> [Information provided]:
+ + + + +

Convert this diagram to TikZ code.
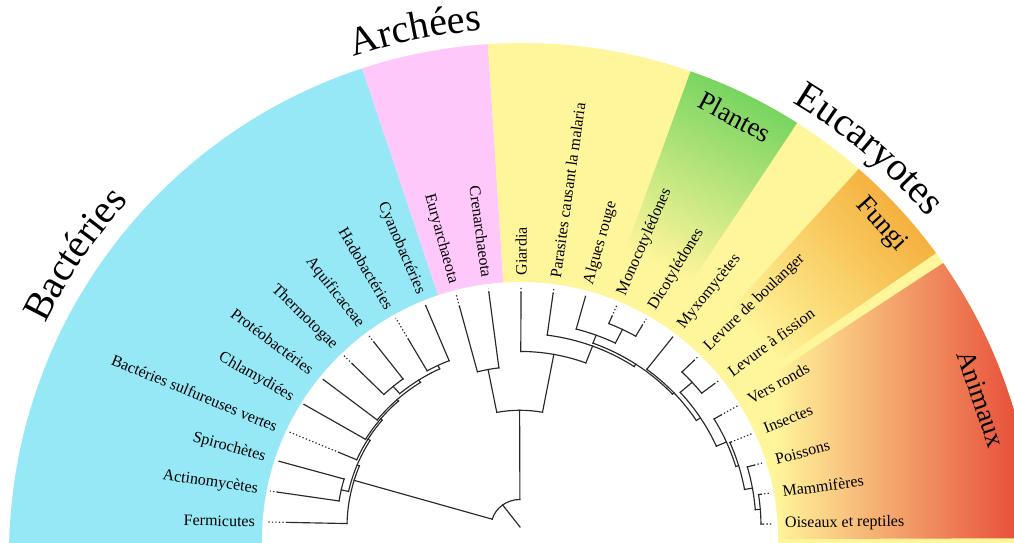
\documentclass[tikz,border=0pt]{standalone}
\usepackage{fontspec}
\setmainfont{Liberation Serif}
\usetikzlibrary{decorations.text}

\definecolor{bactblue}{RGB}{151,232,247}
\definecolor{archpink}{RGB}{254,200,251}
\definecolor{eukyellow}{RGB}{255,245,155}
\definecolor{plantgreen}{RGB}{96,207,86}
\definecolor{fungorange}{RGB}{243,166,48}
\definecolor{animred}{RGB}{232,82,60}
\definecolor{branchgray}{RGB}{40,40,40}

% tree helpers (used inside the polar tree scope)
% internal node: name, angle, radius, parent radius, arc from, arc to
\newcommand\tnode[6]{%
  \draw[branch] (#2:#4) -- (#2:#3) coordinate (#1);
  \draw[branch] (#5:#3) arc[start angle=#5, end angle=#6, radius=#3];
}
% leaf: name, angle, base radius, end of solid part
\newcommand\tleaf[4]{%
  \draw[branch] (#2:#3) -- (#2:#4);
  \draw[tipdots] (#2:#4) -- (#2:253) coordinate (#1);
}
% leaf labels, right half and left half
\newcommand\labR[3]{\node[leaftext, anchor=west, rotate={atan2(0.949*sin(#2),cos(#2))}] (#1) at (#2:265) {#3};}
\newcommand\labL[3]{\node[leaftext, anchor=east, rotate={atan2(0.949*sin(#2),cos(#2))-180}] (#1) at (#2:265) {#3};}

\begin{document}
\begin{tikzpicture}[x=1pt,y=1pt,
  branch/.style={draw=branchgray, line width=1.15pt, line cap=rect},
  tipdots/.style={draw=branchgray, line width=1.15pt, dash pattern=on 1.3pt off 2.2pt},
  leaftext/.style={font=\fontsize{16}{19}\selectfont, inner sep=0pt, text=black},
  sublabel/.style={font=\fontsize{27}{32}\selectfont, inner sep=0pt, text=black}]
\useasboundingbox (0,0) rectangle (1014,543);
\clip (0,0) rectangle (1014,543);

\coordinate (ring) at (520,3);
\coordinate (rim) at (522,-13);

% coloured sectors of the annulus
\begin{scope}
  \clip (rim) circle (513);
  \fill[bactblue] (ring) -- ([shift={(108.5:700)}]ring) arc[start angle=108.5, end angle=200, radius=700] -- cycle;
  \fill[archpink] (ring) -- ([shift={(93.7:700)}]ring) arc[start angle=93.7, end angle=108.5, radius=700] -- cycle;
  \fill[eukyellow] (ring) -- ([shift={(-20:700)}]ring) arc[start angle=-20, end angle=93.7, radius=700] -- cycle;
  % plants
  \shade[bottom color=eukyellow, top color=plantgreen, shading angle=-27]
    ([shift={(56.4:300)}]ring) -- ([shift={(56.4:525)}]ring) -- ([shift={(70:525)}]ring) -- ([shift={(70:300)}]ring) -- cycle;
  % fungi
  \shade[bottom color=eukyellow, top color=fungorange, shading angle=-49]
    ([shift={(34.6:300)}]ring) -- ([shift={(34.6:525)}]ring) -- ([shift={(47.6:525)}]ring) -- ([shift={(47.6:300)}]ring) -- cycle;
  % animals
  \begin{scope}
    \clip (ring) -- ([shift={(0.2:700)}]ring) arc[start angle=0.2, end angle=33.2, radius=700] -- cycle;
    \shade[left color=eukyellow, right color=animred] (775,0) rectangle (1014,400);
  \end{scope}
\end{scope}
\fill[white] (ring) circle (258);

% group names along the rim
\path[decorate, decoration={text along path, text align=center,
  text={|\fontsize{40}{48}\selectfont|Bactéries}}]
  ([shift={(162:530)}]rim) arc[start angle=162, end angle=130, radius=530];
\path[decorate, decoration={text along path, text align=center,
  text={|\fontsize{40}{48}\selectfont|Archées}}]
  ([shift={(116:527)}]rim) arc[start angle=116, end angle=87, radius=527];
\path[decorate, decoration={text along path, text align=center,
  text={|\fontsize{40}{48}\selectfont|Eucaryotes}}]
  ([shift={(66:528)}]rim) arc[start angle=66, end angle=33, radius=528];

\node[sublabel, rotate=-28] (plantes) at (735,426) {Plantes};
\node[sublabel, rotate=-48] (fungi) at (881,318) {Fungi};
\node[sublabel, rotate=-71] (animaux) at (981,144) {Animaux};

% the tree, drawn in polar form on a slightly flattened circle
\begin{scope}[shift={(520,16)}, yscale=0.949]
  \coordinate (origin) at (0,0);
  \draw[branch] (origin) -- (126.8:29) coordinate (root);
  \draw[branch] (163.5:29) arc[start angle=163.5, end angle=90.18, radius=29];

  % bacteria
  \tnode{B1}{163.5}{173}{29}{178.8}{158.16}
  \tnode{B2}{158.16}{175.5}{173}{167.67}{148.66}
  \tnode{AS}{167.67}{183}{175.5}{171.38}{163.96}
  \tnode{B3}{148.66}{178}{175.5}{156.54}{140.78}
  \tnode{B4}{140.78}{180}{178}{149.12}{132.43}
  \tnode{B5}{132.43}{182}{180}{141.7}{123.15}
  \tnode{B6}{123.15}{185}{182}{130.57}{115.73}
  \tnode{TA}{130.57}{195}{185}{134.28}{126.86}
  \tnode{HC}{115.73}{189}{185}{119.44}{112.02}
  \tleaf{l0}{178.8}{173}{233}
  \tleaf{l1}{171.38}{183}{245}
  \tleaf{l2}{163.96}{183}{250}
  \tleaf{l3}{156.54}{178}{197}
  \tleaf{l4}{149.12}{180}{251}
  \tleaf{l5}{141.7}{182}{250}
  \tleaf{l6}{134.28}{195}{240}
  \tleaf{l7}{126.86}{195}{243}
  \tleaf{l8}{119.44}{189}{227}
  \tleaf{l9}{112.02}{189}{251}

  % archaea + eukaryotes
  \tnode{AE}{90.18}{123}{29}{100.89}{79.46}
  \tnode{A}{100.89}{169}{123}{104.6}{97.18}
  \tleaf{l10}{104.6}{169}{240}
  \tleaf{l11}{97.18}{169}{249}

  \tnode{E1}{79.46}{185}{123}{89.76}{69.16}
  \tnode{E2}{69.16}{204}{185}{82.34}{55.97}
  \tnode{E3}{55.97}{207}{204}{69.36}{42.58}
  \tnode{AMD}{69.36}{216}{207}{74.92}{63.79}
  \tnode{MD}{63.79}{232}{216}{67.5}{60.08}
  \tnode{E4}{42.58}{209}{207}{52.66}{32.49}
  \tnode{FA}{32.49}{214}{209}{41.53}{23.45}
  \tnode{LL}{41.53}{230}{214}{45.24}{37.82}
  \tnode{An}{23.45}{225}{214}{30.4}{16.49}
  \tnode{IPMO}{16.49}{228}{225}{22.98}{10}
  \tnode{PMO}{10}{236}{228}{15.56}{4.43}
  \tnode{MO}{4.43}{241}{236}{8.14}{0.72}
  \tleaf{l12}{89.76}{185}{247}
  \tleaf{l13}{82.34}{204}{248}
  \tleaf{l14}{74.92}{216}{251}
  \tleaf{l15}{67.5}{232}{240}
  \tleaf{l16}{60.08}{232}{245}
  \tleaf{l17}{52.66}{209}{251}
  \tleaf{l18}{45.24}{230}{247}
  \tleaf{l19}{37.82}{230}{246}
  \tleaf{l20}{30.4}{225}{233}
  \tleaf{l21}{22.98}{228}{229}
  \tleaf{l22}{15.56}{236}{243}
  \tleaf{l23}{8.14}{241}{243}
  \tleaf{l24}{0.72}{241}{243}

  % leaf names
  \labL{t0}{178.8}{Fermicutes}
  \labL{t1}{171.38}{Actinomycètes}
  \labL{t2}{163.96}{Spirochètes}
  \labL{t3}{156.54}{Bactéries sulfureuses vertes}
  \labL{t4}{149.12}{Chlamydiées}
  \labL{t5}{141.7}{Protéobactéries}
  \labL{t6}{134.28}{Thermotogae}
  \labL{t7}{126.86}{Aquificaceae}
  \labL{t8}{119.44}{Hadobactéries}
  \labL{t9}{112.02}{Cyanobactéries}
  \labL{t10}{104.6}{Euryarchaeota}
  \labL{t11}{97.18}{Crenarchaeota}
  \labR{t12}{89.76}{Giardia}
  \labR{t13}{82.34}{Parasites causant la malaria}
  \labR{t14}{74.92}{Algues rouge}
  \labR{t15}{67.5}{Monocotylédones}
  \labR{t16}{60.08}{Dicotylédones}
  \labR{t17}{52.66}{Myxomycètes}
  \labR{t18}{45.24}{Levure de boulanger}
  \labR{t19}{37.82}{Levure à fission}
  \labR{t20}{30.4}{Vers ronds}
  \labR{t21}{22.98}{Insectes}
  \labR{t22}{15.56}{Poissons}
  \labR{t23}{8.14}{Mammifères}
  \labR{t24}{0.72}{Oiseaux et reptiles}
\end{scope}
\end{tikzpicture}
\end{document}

+ + + + +

Skip the pictures and restate exactly the lines from the beginning of the listing to the line with "(rim) at (522,-13);", that line included.

> [Correct response]:
Convert this diagram to TikZ code.
\documentclass[tikz,border=0pt]{standalone}
\usepackage{fontspec}
\setmainfont{Liberation Serif}
\usetikzlibrary{decorations.text}

\definecolor{bactblue}{RGB}{151,232,247}
\definecolor{archpink}{RGB}{254,200,251}
\definecolor{eukyellow}{RGB}{255,245,155}
\definecolor{plantgreen}{RGB}{96,207,86}
\definecolor{fungorange}{RGB}{243,166,48}
\definecolor{animred}{RGB}{232,82,60}
\definecolor{branchgray}{RGB}{40,40,40}

% tree helpers (used inside the polar tree scope)
% internal node: name, angle, radius, parent radius, arc from, arc to
\newcommand\tnode[6]{%
  \draw[branch] (#2:#4) -- (#2:#3) coordinate (#1);
  \draw[branch] (#5:#3) arc[start angle=#5, end angle=#6, radius=#3];
}
% leaf: name, angle, base radius, end of solid part
\newcommand\tleaf[4]{%
  \draw[branch] (#2:#3) -- (#2:#4);
  \draw[tipdots] (#2:#4) -- (#2:253) coordinate (#1);
}
% leaf labels, right half and left half
\newcommand\labR[3]{\node[leaftext, anchor=west, rotate={atan2(0.949*sin(#2),cos(#2))}] (#1) at (#2:265) {#3};}
\newcommand\labL[3]{\node[leaftext, anchor=east, rotate={atan2(0.949*sin(#2),cos(#2))-180}] (#1) at (#2:265) {#3};}

\begin{document}
\begin{tikzpicture}[x=1pt,y=1pt,
  branch/.style={draw=branchgray, line width=1.15pt, line cap=rect},
  tipdots/.style={draw=branchgray, line width=1.15pt, dash pattern=on 1.3pt off 2.2pt},
  leaftext/.style={font=\fontsize{16}{19}\selectfont, inner sep=0pt, text=black},
  sublabel/.style={font=\fontsize{27}{32}\selectfont, inner sep=0pt, text=black}]
\useasboundingbox (0,0) rectangle (1014,543);
\clip (0,0) rectangle (1014,543);

\coordinate (ring) at (520,3);
\coordinate (rim) at (522,-13);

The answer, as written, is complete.